Junayd al-Baghdadi: Pemimpin Para Sufi yang Mengajarkan Diam dalam Kedalaman
- Pexels
Karakter dan Kepribadian
Reputasi Junayd sebagai pemimpin para sufi tak lepas dari kepribadiannya yang rendah hati dan tegas. Ia dikenal tidak toleran terhadap praktik spritualitas yang berlebihan—seperti teriakan histeris atau tontonan kerohanian yang menimbulkan sensasi semata. Bagi Junayd, ketenangan dan kehati-hatian lebih mencerminkan kemurnian tasawuf. Kisah lain menyebutkan bahwa tatkala seorang murid bertanya tentang tanda-tanda maqam tinggi, Junayd hanya tersenyum dan menuntunnya kembali pada latihan diam.
Pengaruh dan Murid
Pengaruh Junayd meluas melalui murid-muridnya yang kemudian menjadi tokoh sufi besar, seperti Abu Bakr al-Shibli, Abu Thawr, dan Al-Hallaj yang muda. Masing-masing membawa corak pengajaran yang berbeda, namun akar ajaran tetap sama: puncak spiritual hanya bisa diraih melalui pengosongan batin dan penyerahan total kepada Tuhan. Beberapa pepatah Junayd yang terkenal, seperti “Siapa yang mengenal dirinya, mengenal Tuhannya”, tersebar luas dalam literatur tasawuf.

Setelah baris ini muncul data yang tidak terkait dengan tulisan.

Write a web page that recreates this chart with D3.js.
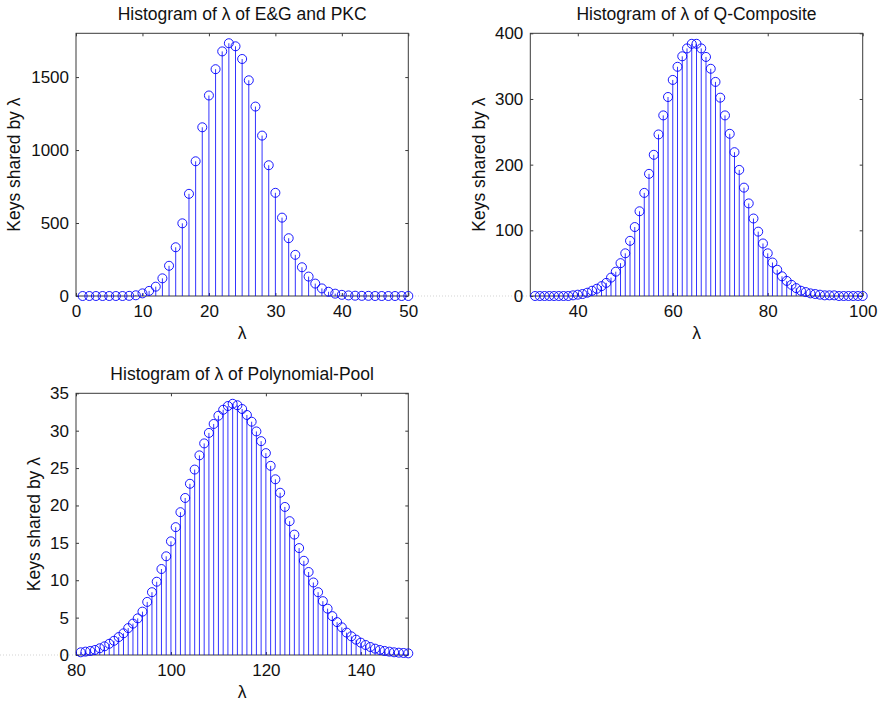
<!DOCTYPE html>
<html>
<head>
<meta charset="utf-8">
<script src="https://cdn.jsdelivr.net/npm/d3@7"></script>
<style>
  html, body { margin: 0; padding: 0; background: #fff; }
  svg { display: block; font-family: "Liberation Sans", Arial, Helvetica, sans-serif; }
</style>
</head>
<body>
<svg id="fig" width="879" height="705"></svg>
<script>
// λ values and key counts for each scheme
const lambdaEG = d3.range(1, 51);
const keysEG = [0, 0, 0, 0, 0, 0, 0, 1, 5, 18, 35, 64, 121, 207, 334, 498, 700, 923, 1156, 1374,
  1554, 1676, 1732, 1711, 1624, 1478, 1298, 1099, 896, 707, 537, 396, 282, 197, 133, 85, 52, 29, 16, 8,
  4, 2, 1, 1, 0, 0, 0, 0, 0, 0];

const lambdaQ = d3.range(31, 101);
const keysQ = [0, 0, 0, 0, 0, 0, 0, 0, 1, 2, 3, 5, 8, 11, 15, 20, 28, 37, 50, 65,
  84, 105, 129, 157, 186, 215, 246, 275, 303, 329, 349, 365, 377, 384, 384, 377, 364, 346, 326, 302,
  275, 247, 219, 192, 165, 141, 118, 98, 80, 65, 51, 40, 30, 23, 17, 12, 8, 6, 4, 3,
  2, 1, 1, 1, 0, 0, 0, 0, 0, 0];

const lambdaPP = d3.range(81, 151);
const keysPP = [0.36, 0.45, 0.54, 0.67, 0.9, 1.16, 1.5, 1.9, 2.4, 2.9, 3.6, 4.2, 4.9, 5.8, 7.1, 8.4, 9.8, 11.5, 13.2, 15.2,
  17.1, 19.1, 21.0, 22.9, 24.8, 26.7, 28.3, 29.7, 30.9, 32.0, 32.8, 33.3, 33.6, 33.4, 32.9, 32.1, 31.2, 29.9, 28.6, 27.0,
  25.3, 23.5, 21.7, 19.8, 17.9, 16.1, 14.3, 12.6, 11.1, 9.7, 8.4, 7.2, 6.2, 5.2, 4.4, 3.7, 3.0, 2.5, 2.05, 1.65,
  1.34, 1.07, 0.85, 0.67, 0.54, 0.45, 0.36, 0.31, 0.27, 0.22];

// axis ranges and tick values
const xDomEG = [0, 50], yDomEG = [0, 1800];
const xTicksEG = [0, 10, 20, 30, 40, 50], yTicksEG = [0, 500, 1000, 1500];
const xDomQ = [30, 100], yDomQ = [0, 400];
const xTicksQ = [40, 60, 80, 100], yTicksQ = [0, 100, 200, 300, 400];
const xDomPP = [80, 150], yDomPP = [0, 35];
const xTicksPP = [80, 100, 120, 140], yTicksPP = [0, 5, 10, 15, 20, 25, 30, 35];

const titles = ["Histogram of \u03bb of E&G and PKC", "Histogram of \u03bb of Q-Composite", "Histogram of \u03bb of Polynomial-Pool"];
const xLabel = "\u03bb";
const yLabel = "Keys shared by \u03bb";

const panels = [
  { x: lambdaEG, y: keysEG, xDom: xDomEG, yDom: yDomEG, xT: xTicksEG, yT: yTicksEG, title: titles[0],
    box: [76, 33.3, 408.3, 296], yLabOff: 56, baseFrom: null },
  { x: lambdaQ, y: keysQ, xDom: xDomQ, yDom: yDomQ, xT: xTicksQ, yT: yTicksQ, title: titles[1],
    box: [530.3, 33.3, 862.7, 296], yLabOff: 45, baseFrom: 415 },
  { x: lambdaPP, y: keysPP, xDom: xDomPP, yDom: yDomPP, xT: xTicksPP, yT: yTicksPP, title: titles[2],
    box: [76, 393.3, 408.3, 655], yLabOff: 36, baseFrom: 0 }
];

const svg = d3.select("#fig");
const BLUE = "#0000ff";
const AX = "#3a3a3a";

panels.forEach(p => {
  const [x0, y0, x1, y1] = p.box;
  const xs = d3.scaleLinear().domain(p.xDom).range([x0, x1]);
  const ys = d3.scaleLinear().domain(p.yDom).range([y1, y0]);
  const g = svg.append("g");

  // faint stem baseline running off to the left
  if (p.baseFrom !== null) {
    g.append("line")
      .attr("x1", p.baseFrom).attr("x2", x0)
      .attr("y1", ys(0)).attr("y2", ys(0))
      .attr("stroke", "#c8c8c8").attr("stroke-width", 0.8)
      .attr("stroke-dasharray", "1,2");
  }

  // axes (ticks pointing inward, mirrored on top and right)
  const tl = 3;
  const bottom = g.append("g").attr("transform", `translate(0,${y1})`)
    .call(d3.axisBottom(xs).tickValues(p.xT).tickSize(-tl).tickPadding(8).tickFormat(d3.format("d")));
  const top = g.append("g").attr("transform", `translate(0,${y0})`)
    .call(d3.axisTop(xs).tickValues(p.xT).tickSize(-tl).tickFormat(""));
  const left = g.append("g").attr("transform", `translate(${x0},0)`)
    .call(d3.axisLeft(ys).tickValues(p.yT).tickSize(-tl).tickPadding(7).tickFormat(d3.format("d")));
  const right = g.append("g").attr("transform", `translate(${x1},0)`)
    .call(d3.axisRight(ys).tickValues(p.yT).tickSize(-tl).tickFormat(""));
  [bottom, top, left, right].forEach(a => {
    a.select(".domain").remove();
    a.selectAll("line").attr("stroke", AX).attr("stroke-width", 1);
    a.selectAll("text").attr("fill", "#111").style("font-size", "17px")
      .style("font-family", "'Liberation Sans', Arial, sans-serif");
  });
  bottom.selectAll("text").attr("dy", "0.75em");

  g.append("rect")
    .attr("x", x0).attr("y", y0).attr("width", x1 - x0).attr("height", y1 - y0)
    .attr("fill", "none").attr("stroke", AX).attr("stroke-width", 1);

  // stems
  g.append("g").selectAll("line").data(p.x).join("line")
    .attr("x1", (d, i) => xs(d)).attr("x2", (d, i) => xs(d))
    .attr("y1", ys(0)).attr("y2", (d, i) => ys(p.y[i]))
    .attr("stroke", BLUE).attr("stroke-width", 0.8);

  // open circle markers
  g.append("g").selectAll("circle").data(p.x).join("circle")
    .attr("cx", d => xs(d)).attr("cy", (d, i) => ys(p.y[i]))
    .attr("r", 4.5)
    .attr("fill", "none").attr("stroke", BLUE).attr("stroke-width", 0.9);

  // title and axis labels
  g.append("text")
    .attr("x", (x0 + x1) / 2).attr("y", y0 - 13)
    .attr("text-anchor", "middle").style("font-size", "17.5px").attr("fill", "#111")
    .text(p.title);
  g.append("text")
    .attr("x", (x0 + x1) / 2).attr("y", y1 + 43)
    .attr("text-anchor", "middle").style("font-size", "17.5px").attr("fill", "#111")
    .text(xLabel);
  g.append("text")
    .attr("transform", `translate(${x0 - p.yLabOff},${(y0 + y1) / 2}) rotate(-90)`)
    .attr("text-anchor", "middle").style("font-size", "17.5px").attr("fill", "#111")
    .text(yLabel);
});
</script>
</body>
</html>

Karya dan Warisan Tertulis
Sayangnya, tidak banyak karya asli Junayd yang tersisa, karena tradisi lisan lebih dominan pada masanya. Namun, ajarannya terekam dalam kitab-kitab lanjutan, seperti karya Al-Qushayri (Risala) dan Al-Hujwiri (Kashf al-Mahjub). Melalui penuturan para penulis ini, ajaran Junayd diteruskan dan dihargai hingga ke abad pertengahan dan modern. Prinsip utama tentang keheningan sebagai pondasi kesadaran ilahi menjadi pijakan dalam hampir seluruh tarekat tasawuf klasik.